## What this task involves
Copy the lines below as they are; omit the images they contain.

━━━

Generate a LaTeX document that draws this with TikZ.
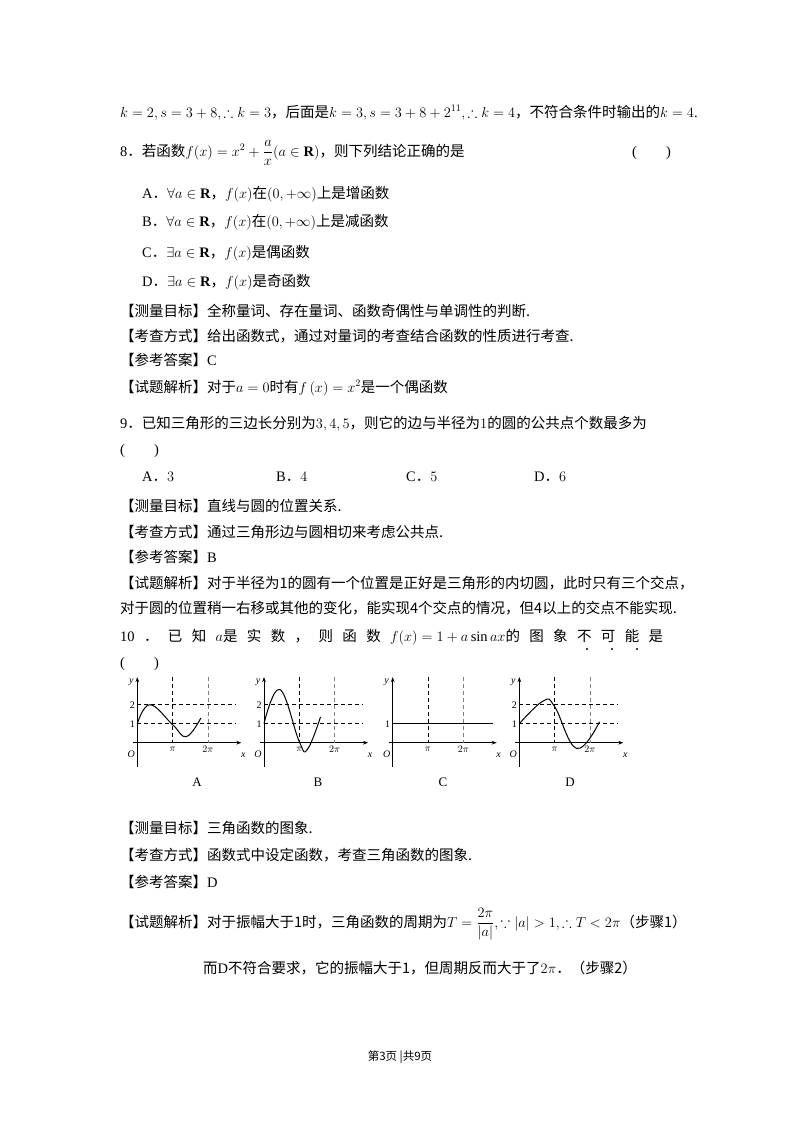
\documentclass[tikz,border=0pt]{standalone}
\usepackage{amsmath,amssymb}
\usepackage{fontspec}
\setmainfont{Liberation Serif}
\newfontfamily\cjk{Noto Sans CJK SC}
\newcommand\zh[1]{{\cjk #1}}
\usetikzlibrary{arrows.meta}
\begin{document}
\begin{tikzpicture}[x=1pt,y=-1pt,
  txt/.style={anchor=base west,inner sep=0pt,font=\fontsize{14.5}{17}\selectfont},
  dsh/.style={dashed,line width=0.8pt,dash pattern=on 4pt off 3pt},
  ldsh/.style={dashed,line width=0.5pt,gray,dash pattern=on 4pt off 3pt},
  ax/.style={line width=0.8pt,-{Stealth[length=5pt]}},
  crv/.style={line width=1pt},
  gl/.style={inner sep=0pt,font=\fontsize{10}{12}\itshape}]
\useasboundingbox (0,0) rectangle (800,1132);
\node[txt] (l1) at (120,117) {$k=2,s=3+8,\therefore k=3$\zh{，后面是}$k=3,s=3+8+2^{11},\therefore k=4$\zh{，不符合条件时输出的}$k=4$.};
\node[txt] (q8) at (120,156) {8\zh{．若函数}$f(x)=x^2+\dfrac{a}{x}(a\in\mathbf R)$\zh{，则下列结论正确的是}};
\node[txt] (q8p) at (632,156) {(\qquad)};
\node[txt] (o8a) at (142,198) {A\zh{．}$\forall a\in\mathbf R$\zh{，}$f(x)$\zh{在}$(0,+\infty)$\zh{上是增函数}};
\node[txt] (o8b) at (142,226) {B\zh{．}$\forall a\in\mathbf R$\zh{，}$f(x)$\zh{在}$(0,+\infty)$\zh{上是减函数}};
\node[txt] (o8c) at (142,257) {C\zh{．}$\exists a\in\mathbf R$\zh{，}$f(x)$\zh{是偶函数}};
\node[txt] (o8d) at (142,286) {D\zh{．}$\exists a\in\mathbf R$\zh{，}$f(x)$\zh{是奇函数}};
\node[txt] (m8) at (120,316) {\zh{【测量目标】全称量词、存在量词、函数奇偶性与单调性的判断.}};
\node[txt] (k8) at (120,341) {\zh{【考查方式】给出函数式，通过对量词的考查结合函数的性质进行考查.}};
\node[txt] (a8) at (120,365) {\zh{【参考答案】}C};
\node[txt] (s8) at (120,392) {\zh{【试题解析】对于}$a=0$\zh{时有}$f\left(x\right)=x^2$\zh{是一个偶函数}};
\node[txt] (q9) at (120,428) {9\zh{．已知三角形的三边长分别为}$3,4,5$\zh{，则它的边与半径为}$1$\zh{的圆的公共点个数最多为}};
\node[txt] (q9p) at (120,454) {(\qquad)};
\node[txt] (o9a) at (142,481) {A\zh{．}$3$};
\node[txt] (o9b) at (276,481) {B\zh{．}$4$};
\node[txt] (o9c) at (406,481) {C\zh{．}$5$};
\node[txt] (o9d) at (534,481) {D\zh{．}$6$};
\node[txt] (m9) at (120,511) {\zh{【测量目标】直线与圆的位置关系.}};
\node[txt] (k9) at (120,537) {\zh{【考查方式】通过三角形边与圆相切来考虑公共点.}};
\node[txt] (a9) at (120,562) {\zh{【参考答案】}B};
\node[txt] (s9) at (120,588) {\zh{【试题解析】对于半径为1的圆有一个位置是正好是三角形的内切圆，此时只有三个交点，}};
\node[txt] (s9b) at (120,613) {\zh{对于圆的位置稍一右移或其他的变化，能实现4个交点的情况，但4以上的交点不能实现.}};
\node[txt] (q10) at (120,641) {\makebox[543pt][s]{10\hfill \zh{．}\hfill \zh{已}\hfill\zh{知}\hfill $a$\zh{是}\hfill\zh{实}\hfill\zh{数}\hfill\zh{，}\hfill\zh{则}\hfill\zh{函}\hfill\zh{数}\hfill $f(x)=1+a\sin ax$\zh{的}\hfill\zh{图}\hfill\zh{象}\hfill\zh{不}\hfill\zh{可}\hfill\zh{能}\hfill\zh{是}}};
\foreach \dx in {587,612,637} \fill (\dx,649) circle (1.2pt);
\node[txt] (q10p) at (120,667) {(\qquad)};
% graphs
\foreach \ox/\nm/\lab/\lx in {137.3/A/A/197,264/B/B/318,392.7/C/C/443,519.3/D/D/570}{
\begin{scope}[shift={(\ox pt,-742.7pt)},x=11.24pt,y=19pt]
  \draw[ax] (-4pt,0) -- ++(108pt,0);
  \draw[ax] (0,-1.26) -- (0,3.45);
  \node[gl] at (-6pt,3.2) {y};
  \node[gl] at (106pt,-0.65) {x};
  \node[gl] at (-6pt,-0.6) {O};
  \node[gl,font=\fontsize{10}{12}\selectfont] at (pi,0) [yshift=-7pt] {$\pi$};
  \node[gl,font=\fontsize{10}{12}\selectfont] at (2*pi,0) [yshift=-7pt] {$2\pi$};
  \node[gl,font=\fontsize{10}{12}\selectfont] at (-5pt,1) {1};
  \draw[dsh] (pi,3.45) -- (pi,0);
  \draw[ldsh] (2*pi,3.45) -- (2*pi,0);
  \node[font=\fontsize{13}{15}\selectfont,inner sep=0pt] (lab\nm) at (\lx pt-\ox pt,-39.3pt) {\lab};
\end{scope}}
\foreach \ox in {137.3,264,519.3}{
  \begin{scope}[shift={(\ox pt,-742.7pt)},x=11.24pt,y=19pt]
   \draw[dsh] (0,2) -- (99pt,2); \draw[dsh] (0,1) -- (99pt,1);
   \node[inner sep=0pt,font=\fontsize{10}{12}\selectfont] at (-5pt,2) {2};
  \end{scope}}
\begin{scope}[shift={(137.3pt,-742.7pt)},x=11.24pt,y=19pt]
 \draw[crv] plot[smooth,tension=0.7] coordinates {(0,1) (0.36*pi,2) (pi,0.95) (1.39*pi,0.32) (1.8*pi,1.3)};
\end{scope}
\begin{scope}[shift={(264pt,-742.7pt)},x=11.24pt,y=19pt]
 \draw[crv] plot[smooth,tension=0.7] coordinates {(0,1) (0.45*pi,2.8) (pi,0.05) (1.23*pi,-0.35) (1.6*pi,1.35)};
\end{scope}
\begin{scope}[shift={(392.7pt,-742.7pt)},x=11.24pt,y=19pt]
 \draw[crv] (0,1) -- (2.85*pi,1);
\end{scope}
\begin{scope}[shift={(519.3pt,-742.7pt)},x=11.24pt,y=19pt]
 \draw[crv] plot[smooth,tension=0.7] coordinates {(0,1) (0.68*pi,2.2) (pi,1.9) (1.62*pi,-0.3) (2.27*pi,1.1)};
\end{scope}
\node[txt] (m10) at (120,833) {\zh{【测量目标】三角函数的图象.}};
\node[txt] (k10) at (120,860) {\zh{【考查方式】函数式中设定函数，考查三角函数的图象.}};
\node[txt] (a10) at (120,887) {\zh{【参考答案】}D};
\node[txt] (s10) at (120,927) {\zh{【试题解析】对于振幅大于1时，三角函数的周期为}$T=\dfrac{2\pi}{|a|},\because|a|>1,\therefore T<2\pi$\zh{（步骤1）}};
\node[txt] (s10b) at (203,973) {\zh{而}D\zh{不符合要求，它的振幅大于1，但周期反而大于了}$2\pi$\zh{．（步骤2）}};
\node[inner sep=0pt,font=\fontsize{11.5}{13}\selectfont] (ft) at (400,1057) {\zh{第3页\ |共9页}};
\end{tikzpicture}
\end{document}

━━━

## Solution to this exercise
Generate a LaTeX document that draws this with TikZ.
\documentclass[tikz,border=0pt]{standalone}
\usepackage{amsmath,amssymb}
\usepackage{fontspec}
\setmainfont{Liberation Serif}
\newfontfamily\cjk{Noto Sans CJK SC}
\newcommand\zh[1]{{\cjk #1}}
\usetikzlibrary{arrows.meta}
\begin{document}
\begin{tikzpicture}[x=1pt,y=-1pt,
  txt/.style={anchor=base west,inner sep=0pt,font=\fontsize{14.5}{17}\selectfont},
  dsh/.style={dashed,line width=0.8pt,dash pattern=on 4pt off 3pt},
  ldsh/.style={dashed,line width=0.5pt,gray,dash pattern=on 4pt off 3pt},
  ax/.style={line width=0.8pt,-{Stealth[length=5pt]}},
  crv/.style={line width=1pt},
  gl/.style={inner sep=0pt,font=\fontsize{10}{12}\itshape}]
\useasboundingbox (0,0) rectangle (800,1132);
\node[txt] (l1) at (120,117) {$k=2,s=3+8,\therefore k=3$\zh{，后面是}$k=3,s=3+8+2^{11},\therefore k=4$\zh{，不符合条件时输出的}$k=4$.};
\node[txt] (q8) at (120,156) {8\zh{．若函数}$f(x)=x^2+\dfrac{a}{x}(a\in\mathbf R)$\zh{，则下列结论正确的是}};
\node[txt] (q8p) at (632,156) {(\qquad)};
\node[txt] (o8a) at (142,198) {A\zh{．}$\forall a\in\mathbf R$\zh{，}$f(x)$\zh{在}$(0,+\infty)$\zh{上是增函数}};
\node[txt] (o8b) at (142,226) {B\zh{．}$\forall a\in\mathbf R$\zh{，}$f(x)$\zh{在}$(0,+\infty)$\zh{上是减函数}};
\node[txt] (o8c) at (142,257) {C\zh{．}$\exists a\in\mathbf R$\zh{，}$f(x)$\zh{是偶函数}};
\node[txt] (o8d) at (142,286) {D\zh{．}$\exists a\in\mathbf R$\zh{，}$f(x)$\zh{是奇函数}};
\node[txt] (m8) at (120,316) {\zh{【测量目标】全称量词、存在量词、函数奇偶性与单调性的判断.}};
\node[txt] (k8) at (120,341) {\zh{【考查方式】给出函数式，通过对量词的考查结合函数的性质进行考查.}};
\node[txt] (a8) at (120,365) {\zh{【参考答案】}C};
\node[txt] (s8) at (120,392) {\zh{【试题解析】对于}$a=0$\zh{时有}$f\left(x\right)=x^2$\zh{是一个偶函数}};
\node[txt] (q9) at (120,428) {9\zh{．已知三角形的三边长分别为}$3,4,5$\zh{，则它的边与半径为}$1$\zh{的圆的公共点个数最多为}};
\node[txt] (q9p) at (120,454) {(\qquad)};
\node[txt] (o9a) at (142,481) {A\zh{．}$3$};
\node[txt] (o9b) at (276,481) {B\zh{．}$4$};
\node[txt] (o9c) at (406,481) {C\zh{．}$5$};
\node[txt] (o9d) at (534,481) {D\zh{．}$6$};
\node[txt] (m9) at (120,511) {\zh{【测量目标】直线与圆的位置关系.}};
\node[txt] (k9) at (120,537) {\zh{【考查方式】通过三角形边与圆相切来考虑公共点.}};
\node[txt] (a9) at (120,562) {\zh{【参考答案】}B};
\node[txt] (s9) at (120,588) {\zh{【试题解析】对于半径为1的圆有一个位置是正好是三角形的内切圆，此时只有三个交点，}};
\node[txt] (s9b) at (120,613) {\zh{对于圆的位置稍一右移或其他的变化，能实现4个交点的情况，但4以上的交点不能实现.}};
\node[txt] (q10) at (120,641) {\makebox[543pt][s]{10\hfill \zh{．}\hfill \zh{已}\hfill\zh{知}\hfill $a$\zh{是}\hfill\zh{实}\hfill\zh{数}\hfill\zh{，}\hfill\zh{则}\hfill\zh{函}\hfill\zh{数}\hfill $f(x)=1+a\sin ax$\zh{的}\hfill\zh{图}\hfill\zh{象}\hfill\zh{不}\hfill\zh{可}\hfill\zh{能}\hfill\zh{是}}};
\foreach \dx in {587,612,637} \fill (\dx,649) circle (1.2pt);
\node[txt] (q10p) at (120,667) {(\qquad)};
% graphs
\foreach \ox/\nm/\lab/\lx in {137.3/A/A/197,264/B/B/318,392.7/C/C/443,519.3/D/D/570}{
\begin{scope}[shift={(\ox pt,-742.7pt)},x=11.24pt,y=19pt]
  \draw[ax] (-4pt,0) -- ++(108pt,0);
  \draw[ax] (0,-1.26) -- (0,3.45);
  \node[gl] at (-6pt,3.2) {y};
  \node[gl] at (106pt,-0.65) {x};
  \node[gl] at (-6pt,-0.6) {O};
  \node[gl,font=\fontsize{10}{12}\selectfont] at (pi,0) [yshift=-7pt] {$\pi$};
  \node[gl,font=\fontsize{10}{12}\selectfont] at (2*pi,0) [yshift=-7pt] {$2\pi$};
  \node[gl,font=\fontsize{10}{12}\selectfont] at (-5pt,1) {1};
  \draw[dsh] (pi,3.45) -- (pi,0);
  \draw[ldsh] (2*pi,3.45) -- (2*pi,0);
  \node[font=\fontsize{13}{15}\selectfont,inner sep=0pt] (lab\nm) at (\lx pt-\ox pt,-39.3pt) {\lab};
\end{scope}}
\foreach \ox in {137.3,264,519.3}{
  \begin{scope}[shift={(\ox pt,-742.7pt)},x=11.24pt,y=19pt]
   \draw[dsh] (0,2) -- (99pt,2); \draw[dsh] (0,1) -- (99pt,1);
   \node[inner sep=0pt,font=\fontsize{10}{12}\selectfont] at (-5pt,2) {2};
  \end{scope}}
\begin{scope}[shift={(137.3pt,-742.7pt)},x=11.24pt,y=19pt]
 \draw[crv] plot[smooth,tension=0.7] coordinates {(0,1) (0.36*pi,2) (pi,0.95) (1.39*pi,0.32) (1.8*pi,1.3)};
\end{scope}
\begin{scope}[shift={(264pt,-742.7pt)},x=11.24pt,y=19pt]
 \draw[crv] plot[smooth,tension=0.7] coordinates {(0,1) (0.45*pi,2.8) (pi,0.05) (1.23*pi,-0.35) (1.6*pi,1.35)};
\end{scope}
\begin{scope}[shift={(392.7pt,-742.7pt)},x=11.24pt,y=19pt]
 \draw[crv] (0,1) -- (2.85*pi,1);
\end{scope}
\begin{scope}[shift={(519.3pt,-742.7pt)},x=11.24pt,y=19pt]
 \draw[crv] plot[smooth,tension=0.7] coordinates {(0,1) (0.68*pi,2.2) (pi,1.9) (1.62*pi,-0.3) (2.27*pi,1.1)};
\end{scope}
\node[txt] (m10) at (120,833) {\zh{【测量目标】三角函数的图象.}};
\node[txt] (k10) at (120,860) {\zh{【考查方式】函数式中设定函数，考查三角函数的图象.}};
\node[txt] (a10) at (120,887) {\zh{【参考答案】}D};
\node[txt] (s10) at (120,927) {\zh{【试题解析】对于振幅大于1时，三角函数的周期为}$T=\dfrac{2\pi}{|a|},\because|a|>1,\therefore T<2\pi$\zh{（步骤1）}};
\node[txt] (s10b) at (203,973) {\zh{而}D\zh{不符合要求，它的振幅大于1，但周期反而大于了}$2\pi$\zh{．（步骤2）}};
\node[inner sep=0pt,font=\fontsize{11.5}{13}\selectfont] (ft) at (400,1057) {\zh{第3页\ |共9页}};
\end{tikzpicture}
\end{document}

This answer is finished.